I voted for Obama last Tuesday in New York's Democratic primary despite the fact that I distrust his rhetoric of bipartisanship & especially his habit of framing the debate on economic issues in right-wing terms. For example, accepting as given that there is a "social security crisis." I also think his health care plan, lacking mandates, is inferior to Clinton's. (I'm in pretty much the same boat with Battlepanda on this cluster of issues.) But overriding my distrust of Obama's rhetoric is my visceral reaction to the establishment of American political dynasties. I'm perfectly happy to have Hillary Clinton as my senator, but I don't want her to be president. I just think it's a bad idea. I even "like" her personally, insofar as one can like of dislike someone one has never met. But when I add Clinton's vote to authorize the use of force in Iraq and her general DLC/corporatist orientation, I did not have to hesitate long before pulling the lever for Obama. (And, yes, we still pull a lever in my rural NY county -- it's about time we modernized the voting system, but the state government is so corrupt neither party seems capable of meaningful reforms.) I am hoping that Obama, once elected, will learn to rumble with the Republicans & will begin to work toward a more progressive form of politics. Perhaps it is a vain hope -- I've grown pretty cynical in recent years -- but it seems that such a scenario is more likely with Obama than with Clinton. Those are the calculations I'm making, at any rate. I certainly don't feel any surge of enthusiasm for Obama personally, as so many apparently do; I do, however, feel a desperate need to remove the radical right from executive power & I think, in addition to what I've already noted, Obama is more "electable" than Clinton.

Author: jd

Joseph Duemer is Professor of Literature Emeritus at Clarkson University in northern New York state. His most recent book of poems is Magical Thinking from Ohio State University Press. Since the mid-1990s he has spent a good deal of time in Vietnam, mostly Hanoi. He lives with his wife Carole & five terriers (four Jack Russells & one Patterdale) on the stony bank of the Raquette River in South Colton.

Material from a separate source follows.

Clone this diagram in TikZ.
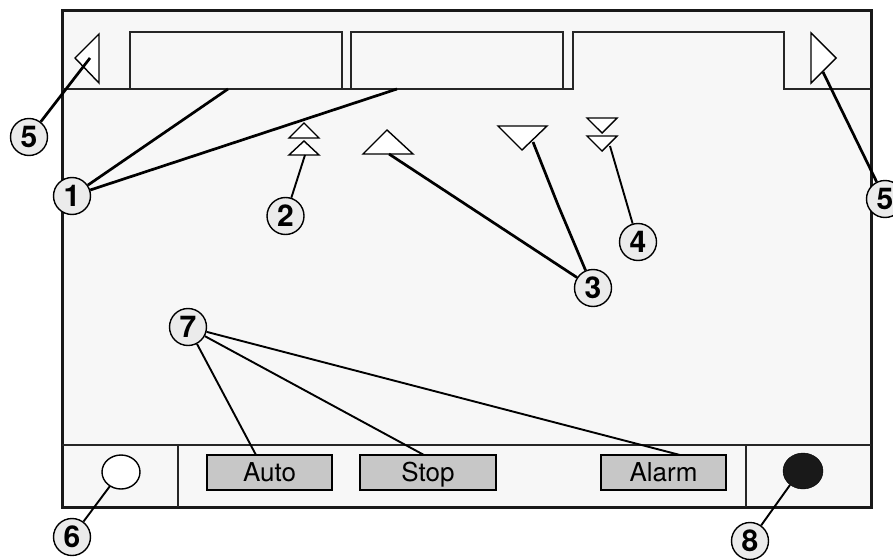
\documentclass[tikz,border=0pt]{standalone}
\usepackage{fontspec}
\setmainfont{TeX Gyre Heros}
\usetikzlibrary{shapes.geometric}
\begin{document}
\begin{tikzpicture}[x=1pt,y=-1pt,
  panel/.style={line width=1.4pt,draw=black!85},
  frame/.style={line width=3pt,draw=black!90,fill=black!3},
  btn/.style={draw=black,line width=2.8pt,fill=black!22,minimum height=35pt,inner sep=0pt,
              text height=18.5pt,text depth=0pt,
              font=\fontsize{26}{30}\selectfont},
  callout/.style={circle,draw=black,line width=1.4pt,fill=black!8,minimum size=37pt,inner sep=0pt,
              text height=21pt,text depth=0pt,
              font=\fontsize{30}{34}\selectfont\bfseries},
  heavy/.style={line width=2.7pt,black},
  light/.style={line width=1.9pt,black},
  sym/.style={line width=1.4pt,draw=black,fill=white,line join=miter}]
\useasboundingbox (0,0) rectangle (893,559);
% screen frame
\draw[frame] (62,11) rectangle (871,507);
% tab row
\draw[panel] (130,89) -- (130,32) -- (342,32) -- (342,89);
\draw[panel] (351,89) -- (351,32) -- (563,32) -- (563,89);
\draw[panel] (62,89) -- (573,89) -- (573,32) -- (784,32) -- (784,89) -- (871,89);
% scroll arrows
\draw[sym] (99,34) -- (75,58) -- (99,83) -- cycle;
\draw[sym] (811,33) -- (836,58) -- (811,83) -- cycle;
% status bar
\draw[panel] (62,445) -- (871,445);
\draw[panel] (178,445) -- (178,507);
\draw[panel] (746,445) -- (746,507);
% indicators
\node[draw=black,line width=1.4pt,fill=white,ellipse,minimum width=38pt,minimum height=34pt,inner sep=0pt] (lampoff) at (121,472) {};
\node[draw=black,fill=black!90,ellipse,minimum width=40pt,minimum height=36pt,inner sep=0pt] (lampon) at (803,471) {};
% buttons
\node[btn,minimum width=125pt] (auto) at (269.5,472.5) {Auto};
\node[btn,minimum width=136pt] (stop) at (428,472.5) {Stop};
\node[btn,minimum width=125pt] (alarm) at (663.5,472.5) {Alarm};
% trend symbols
\draw[sym] (289,138) -- (304,123) -- (319,138) -- cycle;
\draw[sym] (289,155) -- (304,141) -- (319,155) -- cycle;
\draw[sym] (363,154) -- (387,130) -- (413,154) -- cycle;
\draw[sym] (498,126) -- (547,126) -- (522,150) -- cycle;
\draw[sym] (587,118) -- (617,118) -- (602,133) -- cycle;
\draw[sym] (587,136) -- (617,136) -- (602,151) -- cycle;
% anchor points of the leader lines
\coordinate (tabA) at (228,89);
\coordinate (tabB) at (397,89);
\coordinate (dblup) at (305,155);
\coordinate (up) at (389,154);
\coordinate (down) at (533,142);
\coordinate (bend) at (558,205);
\coordinate (dbldown) at (610,146);
\coordinate (arrL) at (90,58);
\coordinate (arrR) at (823,72);
\coordinate (autoT) at (256,455);
\coordinate (stopT) at (424,455);
\coordinate (alarmT) at (680,455);
\coordinate (offP) at (110,486);
\coordinate (onP) at (790,485);
% callouts
\node[callout] (n1) at (72,196) {1};
\node[callout] (n2) at (285.5,216) {2};
\node[callout] (n3) at (593,288) {3};
\node[callout] (n4) at (638,242) {4};
\node[callout] (n5a) at (29,137) {5};
\node[callout] (n5b) at (885,199) {5};
\node[callout] (n6) at (72,537) {6};
\node[callout] (n7) at (188,327) {7};
\node[callout] (n8) at (750,541) {8};
% leader lines
\draw[heavy] (n1) -- (tabA);
\draw[heavy] (n1) -- (tabB);
\draw[light] (n2) -- (dblup);
\draw[heavy] (n3) -- (up);
\draw[heavy] (n3) -- (bend) -- (down);
\draw[light] (n4) -- (dbldown);
\draw[heavy] (n5a) -- (arrL);
\draw[heavy] (n5b) -- (arrR);
\draw[light] (n6) -- (offP);
\draw[light] (n7) -- (autoT);
\draw[light] (n7) -- (stopT);
\draw[light] (n7) -- (alarmT);
\draw[light] (n8) -- (onP);
\end{tikzpicture}
\end{document}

4 thoughts on “Voting, Etc.”

  1. I’m supporting Obama, but how he builds a campaign around turning the single word “change” into a mantra really grates on me. “Change” not in the context of anything is just an empty vessel that people project whatever they want into.

  2. We tend to discover our own opinions and I agree there’s little wood in Washington’s Pennsylvania Avenue where I see a New Versailles, 100s of aircraft per day arrive to kiss and solicit…. Political Dynasties? Jefferson warned the capital should be physically moved each generation. The Guardian posted an acerbic piece about how we’ve come to accept a political class.

  3. I prefer Obama’s mandateless healthcare plan to Clinton’s unless subsidies are generous for those who would find it difficult to afford. I recently read a piece about the ‘universal’ healthcare mess in MA, partially involving the mandates of that plan. Of course I’d rather see single payer universal healthcare, modeled on Medicare or perhaps just Medicare extended to everyone. The problem, of course, is what to do about the insurance companies. The only thing I can suggest is that a Medicare-type plan would compete with the for-profit insurance companies. If it was a good public plan, then the insurance companies would either have to reduce rates or increase benefits in order to compete.

    As for the call for ‘change,’ I’m also hoping that progressive change will be possible. There’s such a mess to clean up after Bush that I’m really not sure there will be money or energy enough to do more than cosmetic change in the next few years. But maybe I’ll be surprised.